Lorsqu’un possesseur décède avant le terme, la possibilité de poursuivre la prescription est ouverte à ses héritiers, qui peuvent joindre leur propre possession à celle du défunt. Si l’ayant-cause n’est pas héritier mais acquiert le bien du précédent possesseur, il peut également cumuler les années de possession écoulées, sous réserve que la possession conserve la même nature (exercice paisible et non équivoque du droit de propriété).
Interruption et fin du délai
La prescription abrégée peut être interrompue par plusieurs actes juridiques engageant le possesseur, tels qu’une citation en justice, un commandement ou une saisie régulièrement notifiée.
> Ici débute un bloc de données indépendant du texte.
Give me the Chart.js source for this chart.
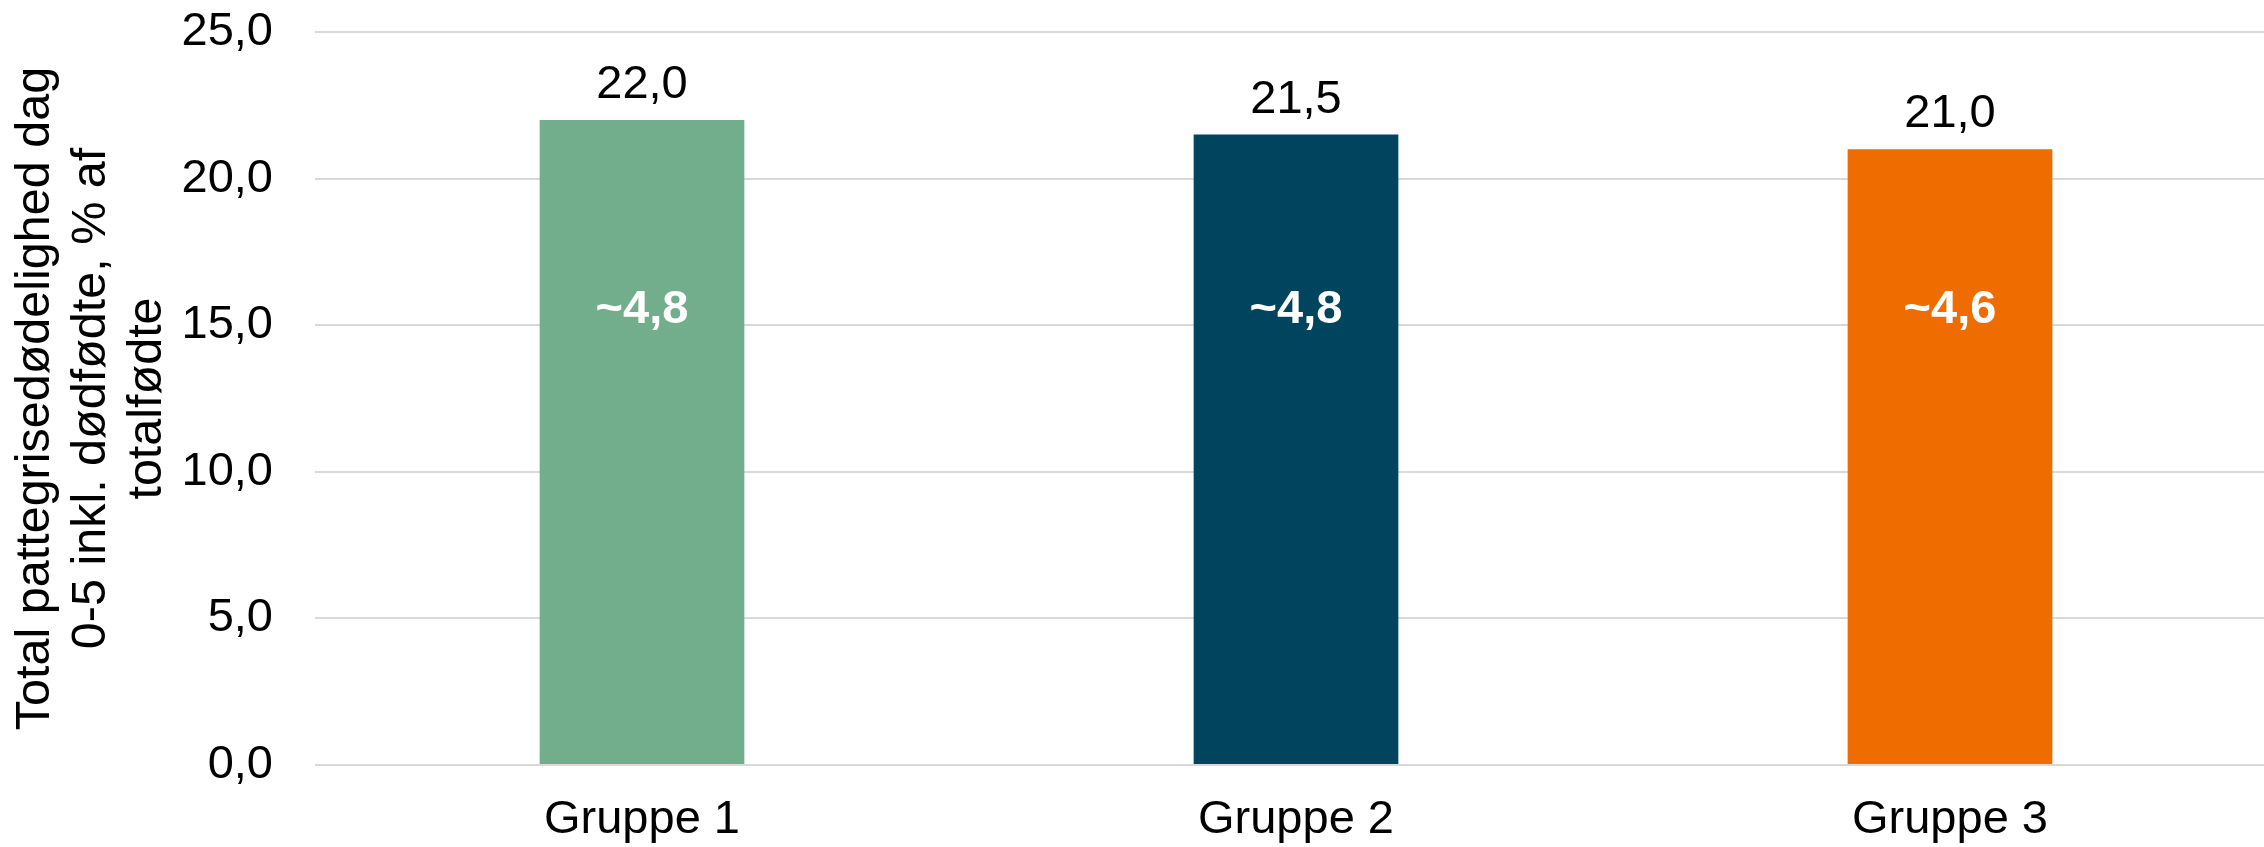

Même si l’acte provient d’un juge incompétent, l’interruption demeure valable. En revanche, une simple lettre de mise en demeure est généralement jugée insuffisante. Dès qu’il y a interruption, le calcul reprend depuis zéro. De surcroît, si le possesseur cesse volontairement de posséder, la continuité est rompue et le délai se trouve arrêté.
B) Effets de la prescription acquisitive
Lorsque le possesseur remplit toutes les conditions légales – durée écoulée, possession paisible, publique, non équivoque, animus domini, éventuel juste titre et bonne foi en cas de prescription abrégée – il dispose alors d’un droit de se prévaloir de l’usucapion. Il est important de comprendre que l’acquisition de la propriété, selon la position classique, n’est pas automatique : elle nécessite que le possesseur fasse valoir la prescription, soit en tant que défendeur (opposant cette argumentation au propriétaire revendiquant), soit en tant que demandeur (action en reconnaissance de propriété).
Lorsqu’une personne ne peut pas prétendre à la prescription (vices de possession, inachèvement du délai, absence de bonne foi ou de juste titre pour la prescription abrégée), le véritable propriétaire demeure en droit d’exiger la restitution du bien. Dans le cas où la personne dépossédée est de bonne foi, elle peut toutefois conserver les fruits perçus jusqu’à la contestation, conformément à la législation protégeant le possesseur de bonne foi. L’article 555 du Code civil encadre également la question des améliorations et des constructions, permettant parfois au possesseur de bonne foi, même évincé, de se faire indemniser à hauteur des plus-values apportées à l’immeuble.
En définitive, la prescription acquisitive – qu’elle s’étende sur trente ans ou qu’elle soit abrégée à dix ans – constitue un instrument central de consolidation des situations de fait et de résolution des litiges fonciers, tout en imposant une certaine vigilance quant aux titres présentés et à la sincérité de la croyance du possesseur dans la qualité de son auteur.